Dictated by Simon, the children’s letter to the boggart is an olive branch, and the birdhouse a peace offering. The children have learned The Value of Kindness, and that casual cruelty toward the creatures in their house can backfire badly. They’re learning how to be more diplomatic and cooperative with outsiders; at the same time, they’re also learning how to get along better with each other and to work together to solve their collective problems.
“Best of all, there were no more night attacks, no more scuttling in the walls—nothing other than Mallory’s shorter hair to make it seem like the whole thing had really happened.”

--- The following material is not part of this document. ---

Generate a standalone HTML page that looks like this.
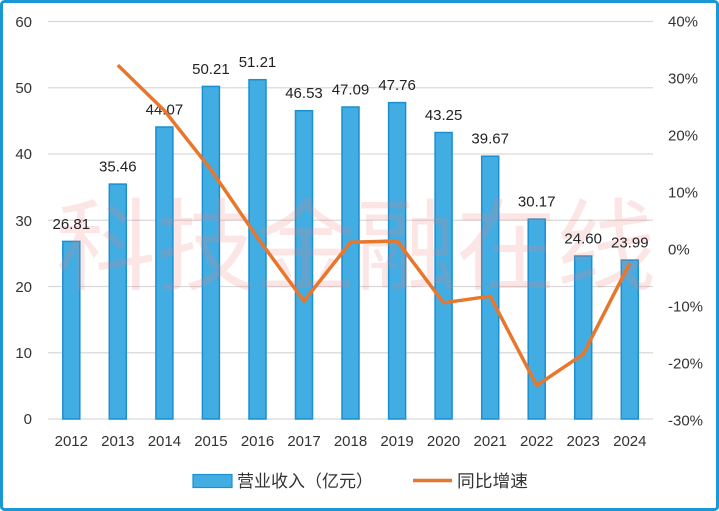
<!DOCTYPE html>
<html><head><meta charset="utf-8"><style>
html,body{margin:0;padding:0;background:#fff;}
svg{display:block;}
</style></head><body>
<svg width="719" height="511" viewBox="0 0 719 511" xmlns="http://www.w3.org/2000/svg">
<rect x="0" y="0" width="719" height="511" fill="#fff"/>
<rect x="1.5" y="1.5" width="716" height="508" rx="3" fill="none" stroke="#1a98d5" stroke-width="3"/>
<g stroke="#d9d9d9" stroke-width="1.2">
<line x1="48" x2="653" y1="21.5" y2="21.5"/>
<line x1="48" x2="653" y1="87.75" y2="87.75"/>
<line x1="48" x2="653" y1="154" y2="154"/>
<line x1="48" x2="653" y1="220.25" y2="220.25"/>
<line x1="48" x2="653" y1="286.5" y2="286.5"/>
<line x1="48" x2="653" y1="352.75" y2="352.75"/>
<line x1="48" x2="653" y1="419" y2="419"/>
</g>
<g font-family="Liberation Sans, sans-serif" font-size="15" fill="#333" text-anchor="end">
<text x="32" y="27">60</text>
<text x="32" y="93">50</text>
<text x="32" y="159">40</text>
<text x="32" y="226">30</text>
<text x="32" y="292">20</text>
<text x="32" y="358">10</text>
<text x="32" y="424">0</text>
</g>
<g font-family="Liberation Sans, sans-serif" font-size="15" fill="#333" text-anchor="start">
<text x="668" y="26.5">40%</text>
<text x="668" y="83.5">30%</text>
<text x="668" y="140.5">20%</text>
<text x="668" y="197.5">10%</text>
<text x="668" y="254.5">0%</text>
<text x="668" y="311.5">-10%</text>
<text x="668" y="368.5">-20%</text>
<text x="668" y="425.5">-30%</text>
</g>
<g fill="#42ade2" stroke="#1b8fd0" stroke-width="1.5">
<rect x="62.8" y="241.4" width="17" height="177.6"/>
<rect x="109.3" y="184.1" width="17" height="234.9"/>
<rect x="155.9" y="127.0" width="17" height="292.0"/>
<rect x="202.4" y="86.4" width="17" height="332.6"/>
<rect x="249.0" y="79.7" width="17" height="339.3"/>
<rect x="295.5" y="110.7" width="17" height="308.3"/>
<rect x="342.0" y="107.0" width="17" height="312.0"/>
<rect x="388.6" y="102.6" width="17" height="316.4"/>
<rect x="435.1" y="132.5" width="17" height="286.5"/>
<rect x="481.7" y="156.2" width="17" height="262.8"/>
<rect x="528.2" y="219.1" width="17" height="199.9"/>
<rect x="574.7" y="256.0" width="17" height="163.0"/>
<rect x="621.3" y="260.1" width="17" height="158.9"/>
</g>
<text x="356" y="282" font-family="Noto Sans CJK SC, sans-serif" font-size="100" fill="#ee7f7f" fill-opacity="0.2" text-anchor="middle" textLength="600" lengthAdjust="spacingAndGlyphs">科技金融在线</text>
<g font-family="Liberation Sans, sans-serif" font-size="15" fill="#222" text-anchor="middle">
<text x="71.3" y="228.9">26.81</text>
<text x="117.8" y="171.6">35.46</text>
<text x="164.4" y="114.5">44.07</text>
<text x="210.9" y="73.9">50.21</text>
<text x="257.5" y="67.2">51.21</text>
<text x="304.0" y="98.2">46.53</text>
<text x="350.5" y="94.5">47.09</text>
<text x="397.1" y="90.1">47.76</text>
<text x="443.6" y="120.0">43.25</text>
<text x="490.2" y="143.7">39.67</text>
<text x="536.7" y="206.6">30.17</text>
<text x="583.2" y="243.5">24.60</text>
<text x="629.8" y="247.6">23.99</text>
</g>
<polyline fill="none" stroke="#e8772e" stroke-width="3.5" stroke-linejoin="round" points="117.8,65.1 164.4,110.6 210.9,169.6 257.5,237.7 304.0,301.1 350.5,242.2 397.1,240.9 443.6,302.8 490.2,296.2 536.7,385.5 583.2,354.2 629.8,263.1"/>
<g font-family="Liberation Sans, sans-serif" font-size="15" fill="#333" text-anchor="middle">
<text x="71.3" y="446">2012</text>
<text x="117.8" y="446">2013</text>
<text x="164.4" y="446">2014</text>
<text x="210.9" y="446">2015</text>
<text x="257.5" y="446">2016</text>
<text x="304.0" y="446">2017</text>
<text x="350.5" y="446">2018</text>
<text x="397.1" y="446">2019</text>
<text x="443.6" y="446">2020</text>
<text x="490.2" y="446">2021</text>
<text x="536.7" y="446">2022</text>
<text x="583.2" y="446">2023</text>
<text x="629.8" y="446">2024</text>
</g>
<rect x="193" y="474.5" width="39" height="13" fill="#42ade2" stroke="#1b8fd0" stroke-width="1.2"/>
<text x="237" y="487" font-family="Noto Sans CJK SC, sans-serif" font-size="17" fill="#333" textLength="136" lengthAdjust="spacingAndGlyphs">营业收入（亿元）</text>
<line x1="413" x2="452" y1="480.5" y2="480.5" stroke="#e8772e" stroke-width="3.5"/>
<text x="457" y="487" font-family="Noto Sans CJK SC, sans-serif" font-size="17" fill="#333" textLength="71" lengthAdjust="spacingAndGlyphs">同比增速</text>
</svg>
</body></html>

The sudden end of the boggart’s mischief is a good sign: Perhaps the creature accepts the birdhouse peace offering. Due to the nature of faerie interactions with humans, there’s no proof they happened. Jared thus remains the chief suspect in the mayhem. His siblings may know what really took place, but convincing anyone else, especially their mother, is another matter. In this way, the novel does not achieve complete resolution.
“Arthur Spiderwick’s book is not for your kind. Too much about Faerie for a mortal to find. All who have kept it have come to harm. Be it through violence or through charm. Throw the book away, toss it in a fire. If you do not heed, you will draw their ire.”
Thimbletack introduces himself to the Grace children and expresses his satisfaction with their gift of a birdhouse furnished with his possessions. He then warns them that the Spiderwick field guide isn’t for humans and must be disposed of. This portent, near the end of the novel, bodes ill for the kids as the book series continues. Telling someone not to read something is an excellent way of getting them to do just that; thus, the boggart’s warning may have the reverse effect.
“‘I mean—this is a big book.’ It wasn’t a small book. ‘Yeah, I guess.’ ‘And all these entries…all these things are real? Jared, that’s a lot of real.’ And then, suddenly, Jared understood what she was saying. If you looked at it that way, it was a big book, an absolutely huge book, too large to even comprehend.”
The Grace siblings realize that the field guide introduces them to an enormous world of creatures unseen by most but affecting all. Rather than dealing with just a few types of faeries, the children must master lore about all of them, including the dangers and opportunities that they represent. This last scene in the book serves as a cliffhanger, a “what now?” moment encouraging readers to follow the saga in the novels that follow.